March 10, 2009 at 12:39 pm
Hi,
I need to run a .bat file on a server which is on different domain. I have been domain-userid/password to access the file. How do I do that is SSIS?
Thanks,
Ramu
March 11, 2009 at 8:11 am
you have create seperate ssis package to call .bat in that domain.
and then call this.bat package in main package using sql account.
March 11, 2009 at 8:43 am
Are these trusted domains so you could just give authority for the SQL Server Agent user to run the file directly?
March 11, 2009 at 9:32 pm
I agree that Alan's solution would be best, assuming that the other domain has a trust with the domain from which you're running the SSIS package.
Just curious, what operation is the batch file performing on the remote machine?
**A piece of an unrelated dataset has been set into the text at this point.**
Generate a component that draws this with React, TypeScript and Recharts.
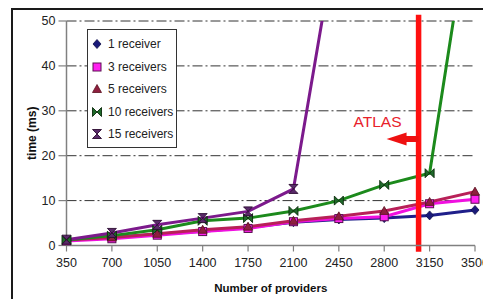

Tim Mitchell, Microsoft Data Platform MVP
Data Warehouse and ETL Consultant
TimMitchell.net | @Tim_Mitchell | Tyleris.com
ETL Best Practices
March 11, 2009 at 10:19 pm
The two domains are not trusted.
March 12, 2009 at 5:39 am
Is the batch file something that you can schedule separately on the remote server? If you're doing a data extraction with that batch file, perhaps you could run it with Windows Scheduler and pick up the file with an FTP Task.
Tim Mitchell, Microsoft Data Platform MVP
Data Warehouse and ETL Consultant
TimMitchell.net | @Tim_Mitchell | Tyleris.com
ETL Best Practices
March 12, 2009 at 7:41 am
The next option assumine it does not have to be a .bat file is you can create a .NET program that as part of its configuration inpersonates the username and logon of the other domain and it runs the code that would be on the batch file.
As other people have said this only work for a batch process that is called from the SQL Server. If the other machine needs to initiate the call it is easier but not as secure. Create a machine account on the sql server with public rights so it can't do much but login and create a SQL server login with rights to write to one table ( or the minimum needed). The process starts, logs into the SQL Server using SQL authentication, and writes to a table the data that is needed. The table has either a CLR or trigger function that does the processing and has the elivated privilidges necessary to process and insert the data to the production tables you need. We do this with vendor where we have to process batch data from them.
I hope that help and I am sure a good network engineer can give you more suggestions.